The Fast-Changing and Competitive World of Grad Degrees
There’s a boom in the number of graduate degrees and certificates awarded these days, especially as more colleges now offer degrees online. And these degrees come in different shapes, sizes and prices.
Last week’s the ASU GSV Summit in San Diego made clear just how dynamic this market for grad degrees are. The annual meeting co-hosted by Arizona State University and GSV Capital, a venture-capital firm, brings together thousands of educators and business leaders looking for the next big thing in education. Perhaps the biggest buzz was the $750-million purchase of Trilogy Education Services, an education company that helps set up and run short-term coding programs at university extension schools, by 2U, one of the biggest companies helping colleges set up online grad programs.
Meanwhile, Arizona State University announced a new spin-off venturethat will help giant corporations like Starbucks set up employee benefits that give free or low-cost tuition to workers from participating colleges.
These announcements point to a very different educational world after college, where higher education continues over a lifetime. And it is a world where the most-famous universities in the world may serve far more people, at least at the graduate level. And that might make it difficult for smaller colleges to compete.
To help understand this shifting landscape, EdSurge sat down this week with Sean Gallagher, who has written a book on the future of university credentials, and runs a center at Northeastern University that tracks this area. (Last week he wrote a column for EdSurge about how prestigious colleges are winning in this new grad school boom.)
Listen to the discussion on this week’s EdSurge On Air podcast. You can follow the podcast on the Apple Podcast app, Spotify, Stitcher, Google Play Music or wherever you listen. Or read a portion of the interview below, lightly edited for clarity.
EdSurge: People have been very focused on the last few weeks on this college admissions scandal at the undergrad level. Could you talk a little bit about how the graduate landscape is changing these days?
Sean Gallagher: It’s really a continuation of trends that have been going on for decades, but I think they fly a little bit under the radar. Even within universities where you have departments and people who might be experts in some of these markets, there’s this sense that most graduate education is people earning PhDs and it is hyper selective, right? But in fact you have a lot of prestigious universities and certainly the universities below them in the rankings as well, the mass market if you will, that have been scaling and looking to grow their graduate programs. That ties to a broader point: There’s lot of innovation in credentials—from new forms of certificates, various types of micro credentials, all the work integrated learning that’s going on, and much of the online education.
So the innovation is not happening in undergrad?
When you look at the data—and we still need better data—studies show 80 percent of the people pursuing [bootcamps and MOOC]s already have a bachelor’s degree. So there’s a lot of work we could get in to talking about what we could still do to provide more and better access at the undergraduate level, like connect community college to bachelor’s degrees and other kinds of credentials. But I think people tend to have a perception of the graduate space as something very idyllic and fixed, but 40 percent of all graduate education in the United States in terms of enrollment is now hybrid or online.
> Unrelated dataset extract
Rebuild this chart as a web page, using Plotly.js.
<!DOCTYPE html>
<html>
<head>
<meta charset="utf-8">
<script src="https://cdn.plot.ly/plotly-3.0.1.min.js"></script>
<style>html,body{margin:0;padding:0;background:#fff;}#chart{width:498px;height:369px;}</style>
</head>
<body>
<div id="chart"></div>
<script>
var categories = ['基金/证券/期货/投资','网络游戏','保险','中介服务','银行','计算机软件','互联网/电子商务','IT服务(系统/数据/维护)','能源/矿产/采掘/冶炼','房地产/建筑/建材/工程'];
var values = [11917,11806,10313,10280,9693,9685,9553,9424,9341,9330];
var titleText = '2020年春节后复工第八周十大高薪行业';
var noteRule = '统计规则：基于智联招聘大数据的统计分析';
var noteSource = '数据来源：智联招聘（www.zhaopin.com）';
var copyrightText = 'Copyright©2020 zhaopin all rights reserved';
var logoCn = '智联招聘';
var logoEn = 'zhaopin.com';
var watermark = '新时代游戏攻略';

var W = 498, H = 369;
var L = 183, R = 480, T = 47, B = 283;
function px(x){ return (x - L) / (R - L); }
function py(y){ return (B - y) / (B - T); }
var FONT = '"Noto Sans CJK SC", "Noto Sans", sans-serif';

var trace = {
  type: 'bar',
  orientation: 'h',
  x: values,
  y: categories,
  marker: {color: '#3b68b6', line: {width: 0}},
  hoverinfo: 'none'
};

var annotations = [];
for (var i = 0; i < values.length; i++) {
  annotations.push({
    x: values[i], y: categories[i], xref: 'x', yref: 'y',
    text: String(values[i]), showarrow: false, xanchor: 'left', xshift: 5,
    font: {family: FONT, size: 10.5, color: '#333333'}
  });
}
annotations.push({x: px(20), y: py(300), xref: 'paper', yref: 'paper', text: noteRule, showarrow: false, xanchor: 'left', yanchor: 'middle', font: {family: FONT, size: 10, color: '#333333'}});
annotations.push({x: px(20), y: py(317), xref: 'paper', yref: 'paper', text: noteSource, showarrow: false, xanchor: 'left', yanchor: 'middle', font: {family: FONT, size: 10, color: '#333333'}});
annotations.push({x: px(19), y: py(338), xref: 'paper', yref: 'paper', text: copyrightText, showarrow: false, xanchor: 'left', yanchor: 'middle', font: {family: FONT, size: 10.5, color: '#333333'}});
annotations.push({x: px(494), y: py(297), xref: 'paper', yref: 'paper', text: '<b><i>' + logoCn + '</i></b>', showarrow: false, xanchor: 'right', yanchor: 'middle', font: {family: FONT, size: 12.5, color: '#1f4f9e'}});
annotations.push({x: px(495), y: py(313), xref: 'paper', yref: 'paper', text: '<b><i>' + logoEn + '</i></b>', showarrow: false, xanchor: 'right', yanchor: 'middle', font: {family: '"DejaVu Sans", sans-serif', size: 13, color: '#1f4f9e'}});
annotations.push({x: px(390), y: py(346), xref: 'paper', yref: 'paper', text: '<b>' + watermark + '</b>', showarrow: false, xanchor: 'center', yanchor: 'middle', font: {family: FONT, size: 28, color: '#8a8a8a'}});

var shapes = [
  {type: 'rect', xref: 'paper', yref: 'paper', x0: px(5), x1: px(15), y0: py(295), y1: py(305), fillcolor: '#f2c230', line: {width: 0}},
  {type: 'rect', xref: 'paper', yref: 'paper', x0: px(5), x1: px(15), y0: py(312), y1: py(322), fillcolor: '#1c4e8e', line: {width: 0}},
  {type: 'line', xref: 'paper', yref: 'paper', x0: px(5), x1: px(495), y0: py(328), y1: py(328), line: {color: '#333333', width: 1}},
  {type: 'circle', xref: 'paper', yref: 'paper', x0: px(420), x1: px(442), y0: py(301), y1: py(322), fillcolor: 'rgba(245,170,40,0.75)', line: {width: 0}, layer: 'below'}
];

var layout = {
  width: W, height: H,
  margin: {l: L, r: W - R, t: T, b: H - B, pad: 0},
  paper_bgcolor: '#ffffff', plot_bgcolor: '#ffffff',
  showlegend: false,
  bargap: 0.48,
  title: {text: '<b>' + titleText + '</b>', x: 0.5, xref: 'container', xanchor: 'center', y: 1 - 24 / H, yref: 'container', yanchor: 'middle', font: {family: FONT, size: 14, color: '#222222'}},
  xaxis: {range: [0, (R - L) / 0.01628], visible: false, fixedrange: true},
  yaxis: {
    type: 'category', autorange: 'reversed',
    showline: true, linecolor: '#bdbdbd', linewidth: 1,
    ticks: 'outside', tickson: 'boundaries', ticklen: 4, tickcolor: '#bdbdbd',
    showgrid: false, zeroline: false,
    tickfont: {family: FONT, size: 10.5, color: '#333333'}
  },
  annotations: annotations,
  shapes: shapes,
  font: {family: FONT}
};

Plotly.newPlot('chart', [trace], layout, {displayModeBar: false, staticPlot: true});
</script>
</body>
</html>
Then we have “your father’s MBA,” let’s call it. Now we have these lower-cost graduate degrees. It’s the same graduate degree from the same institution, and it might be a third of the cost. Higher ed is experimenting with trading out the different services and inputs. So a MOOC-based certificate might be for you [based on watching free videos], but if you want a little more coaching, if you want a little more access to the faculty, you know, some more rigor and services in different regards there’s this kind of new credential for you. Then if you can afford it and can get to the school and study face to face we still have the old MBA credential.
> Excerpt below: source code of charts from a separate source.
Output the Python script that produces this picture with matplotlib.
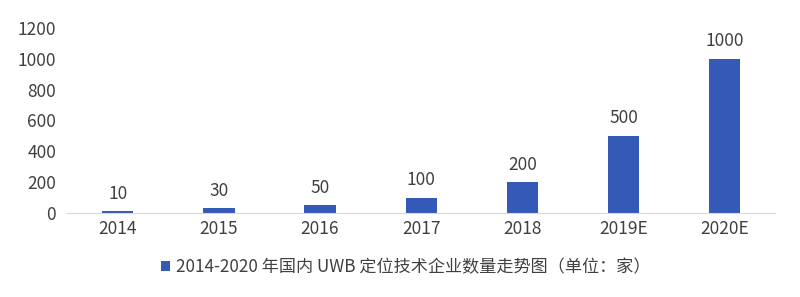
import matplotlib
matplotlib.use('Agg')
import matplotlib.pyplot as plt

plt.rcParams['font.family'] = ['Noto Sans CJK SC', 'DejaVu Sans']

# data
years = ['2014', '2015', '2016', '2017', '2018', '2019E', '2020E']
counts = [10, 30, 50, 100, 200, 500, 1000]
legend_label = '2014-2020 年国内 UWB 定位技术企业数量走势图（单位：家）'

bar_color = '#3559B7'
text_color = '#404040'

fig = plt.figure(figsize=(8, 2.97), dpi=100)
ax = fig.add_axes([0.084, 0.283, 0.885, 0.623])

bars = ax.bar(years, counts, width=0.31, color=bar_color, label=legend_label)
for b, v in zip(bars, counts):
    ax.text(b.get_x() + b.get_width() / 2, v + 55, str(v), ha='center', va='bottom',
            fontsize=12.5, color=text_color)

ax.set_xlim(-0.5, len(years) - 0.5)
ax.set_ylim(0, 1200)
ax.set_yticks(range(0, 1201, 200))
for s in ['top', 'right', 'left']:
    ax.spines[s].set_visible(False)
ax.spines['bottom'].set_color('#D9D9D9')
ax.tick_params(axis='both', length=0, labelsize=12.5, labelcolor=text_color)
ax.tick_params(axis='y', pad=8)
ax.tick_params(axis='x', pad=5)

fig.legend(loc='center', bbox_to_anchor=(0.507, 0.1), frameon=False, fontsize=12.3,
           handlelength=0.55, handleheight=0.55, handletextpad=0.3, labelcolor=text_color)

fig.savefig('out.png', dpi=100)
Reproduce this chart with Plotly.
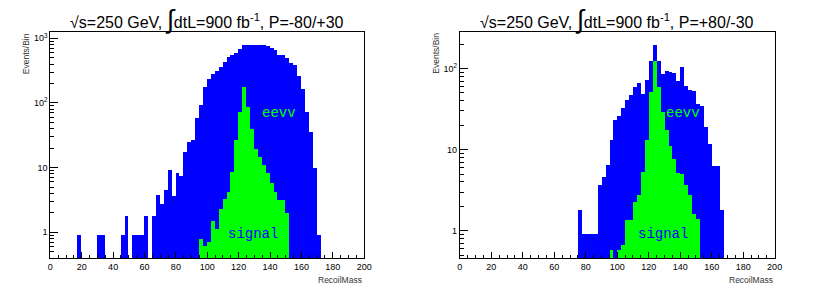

Georgia Tech, the University of Illinois, now the University of Michigan and MIT—they’re doing some interesting things [with these low-cost options], and we can see some early evidence that it’s actually disrupting the vertical. It’s taking market share in a outsized way. When you go from zero students in a program to one or 2,000 students enrolled, that’s a lot of growth compared to how the total number of MBA students across the United States.
I used to live in Washington, DC for a long time, and there’s more graduate education there than in other cities. Is that a preview of the future that will spread elsewhere, that there will be more expectation in a lot of industries that you’ll need to earn some sort of continuing ed past baccalaureate?
Yeah, absolutely. It’s been happening.
Now that’s not to say that we just need to give everyone a graduate degree, but when you look at the job market side of the equation, there’s steady demand. There are salary premiums that are increasing. It doesn’t always have to be a master’s. It could be a certificate, maybe it’s a bootcamp sort of thing. It’s just that today we now have many great options for that. It doesn’t have to be exclusively offered by a university. It could be an alternative provider. It could be, in the future, some new form of apprenticeship.
What about the move by some employers not necessarily requiring a bachelor’s degree. Could we see a day where these undergraduate degrees are not as important?
This is something I’ve been following very closely. You could refer to this as the skills-based hiring movement, or competency-based hiring. We recently did a national employer survey of 750 Human Resources leaders across all industries and across all company sizes and we found that at least half of them are looking at and exploring prioritizing skills and competency over degrees.